The most representative accident scenario is determined and a physical and mathematical model is developed for studying the mixing of non-isothermal coolant flows in the structural elements of the V-491 reactor facility (VVER-1200), in which the motion of the medium is described in a three-dimensional non-stationary formulation. Based on the analytical estimates of the list of initiating events, a scenario was chosen with the connection of an idle loop of the main circulation pipeline to three operating ones without a preliminary power reduction. A computational algorithm and a numerical method have been developed for the computational analysis of the selected accident scenario and the justification of the safety of operation of the V-491 reactor facility (VVER-1200).
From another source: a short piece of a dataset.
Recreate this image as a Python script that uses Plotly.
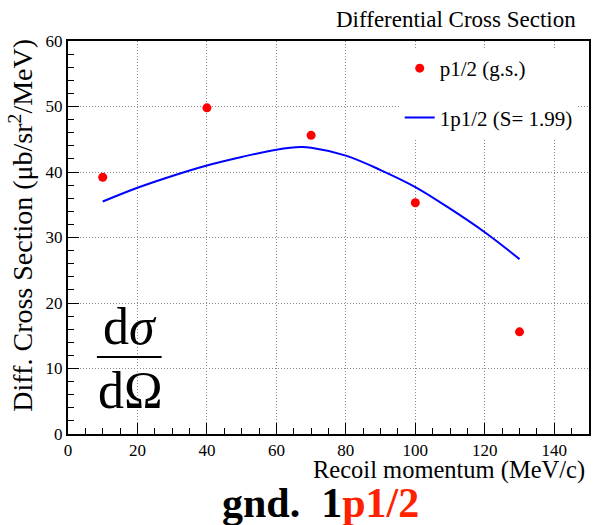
import plotly.graph_objects as go

# data
data_x = [10, 40, 70, 100, 130]
data_y = [39.2, 49.8, 45.6, 35.3, 15.6]
curve_x = [10, 20, 30, 40, 50, 60, 67, 70, 80, 90, 100, 110, 120, 130]
curve_y = [35.5, 37.6, 39.4, 41.0, 42.3, 43.4, 43.8, 43.7, 42.5, 40.3, 37.7, 34.4, 30.8, 26.7]
x_ticks = [0, 20, 40, 60, 80, 100, 120, 140]
y_ticks = [0, 10, 20, 30, 40, 50, 60]

FONT = "Liberation Serif"
W, H = 593, 525
L, R, T, B = 68, 2, 41, 91

fig = go.Figure()
fig.add_trace(go.Scatter(
    x=data_x, y=data_y, mode="markers", name="p1/2 (g.s.)",
    marker=dict(color="#ff0000", size=9), legendgroup="a"))
fig.add_trace(go.Scatter(
    x=curve_x, y=curve_y, mode="lines", name="1p1/2 (S= 1.99)",
    line=dict(color="#0000ff", width=2, shape="spline"), legendgroup="b"))

axis_common = dict(
    showline=True, linecolor="black", linewidth=2, mirror=True,
    ticks="inside", tickcolor="black", tickwidth=1, ticklen=11,
    showgrid=True, gridcolor="#8a8a8a", griddash="1px,2px", gridwidth=1,
    zeroline=False, tickfont=dict(family=FONT, size=17, color="black"),
)

fig.update_xaxes(range=[0, 150], tickvals=x_ticks, ticktext=[str(v) for v in x_ticks],
                 minor=dict(dtick=5, tick0=0, ticks="inside", ticklen=6, tickcolor="black", showgrid=False),
                 **axis_common)
fig.update_yaxes(range=[0, 60], tickvals=y_ticks, ticktext=[str(v) for v in y_ticks],
                 minor=dict(dtick=2, tick0=0, ticks="inside", ticklen=6, tickcolor="black", showgrid=False),
                 **axis_common)

def px2paper_x(px):
    return (px - L) / (W - L - R)

def px2paper_y(py):
    return (H - B - py) / (H - T - B)

def ann(**kw):
    d = dict(xref="paper", yref="paper", showarrow=False)
    d.update(kw)
    return d

annotations = [
    ann(text="Differential Cross Section", x=px2paper_x(580), y=px2paper_y(19),
        xanchor="right", yanchor="middle",
        font=dict(family=FONT, size=23, color="black")),
    ann(text="Recoil momentum (MeV/c)", x=px2paper_x(589), y=px2paper_y(470),
        xanchor="right", yanchor="middle",
        font=dict(family=FONT, size=24.5, color="black")),
    ann(text="Diff. Cross Section (\u03bcb/sr<sup>2</sup>/MeV)", x=px2paper_x(21), y=px2paper_y(37),
        xanchor="center", yanchor="top", textangle=-90,
        font=dict(family=FONT, size=28, color="black")),
    ann(text="<b>gnd.  1<span style='color:#ff2200'>p1/2</span></b>", x=px2paper_x(321), y=px2paper_y(503),
        xanchor="center", yanchor="middle",
        font=dict(family=FONT, size=42, color="black")),
    ann(text="d<i>\u03c3</i>", x=px2paper_x(130), y=px2paper_y(326),
        xanchor="center", yanchor="middle",
        font=dict(family=FONT, size=52, color="black")),
    ann(text="d\u03a9", x=px2paper_x(131), y=px2paper_y(390),
        xanchor="center", yanchor="middle",
        font=dict(family=FONT, size=52, color="black")),
]

fig.update_layout(
    width=W, height=H,
    margin=dict(l=L, r=R, t=T, b=B),
    plot_bgcolor="white", paper_bgcolor="white",
    annotations=annotations,
    shapes=[dict(type="line", xref="paper", yref="paper",
                 x0=px2paper_x(97), x1=px2paper_x(162), y0=px2paper_y(357), y1=px2paper_y(357),
                 line=dict(color="black", width=2))],
    showlegend=True,
    legend=dict(x=px2paper_x(401), y=px2paper_y(48), xanchor="left", yanchor="top",
                bgcolor="white", borderwidth=0, traceorder="grouped", tracegroupgap=19,
                font=dict(family=FONT, size=21, color="black")),
)

fig.write_html("out.html")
During the numerical simulation, the RANS method was used, which consists in solving the Reynolds-averaged Navier–Stokes equations, the continuity equation and the energy equation. The SST k–ω model of turbulence by Florian Menter is used to close the equations. The verification of the developed physical and mathematical model and calculation procedure was carried out by modeling thermohydraulic processes in models with both a relatively simple geometric design (tee connection) and in a scale model of the reactor vessel (ROCOM experiment), including a lowering section and a pressure mixing chamber. The qualitative agreement of the numerical simulation results with the available data of physical experiments is shown. The results of numerical simulation of the mixing process of non-isothermal coolant flows in the section from the branch pipe of the “cold” thread of the main circulation pipeline to the lower boundary of the fuel of the VVER-1200 core (V-491) are presented. It is shown that the heterogeneity in the temperature distribution at the entrance to the core manifests itself up to 15.5 s of the calculated accident scenario. For calculations the following code coupling were used: Ansys Fluent/Rainbow-TPP.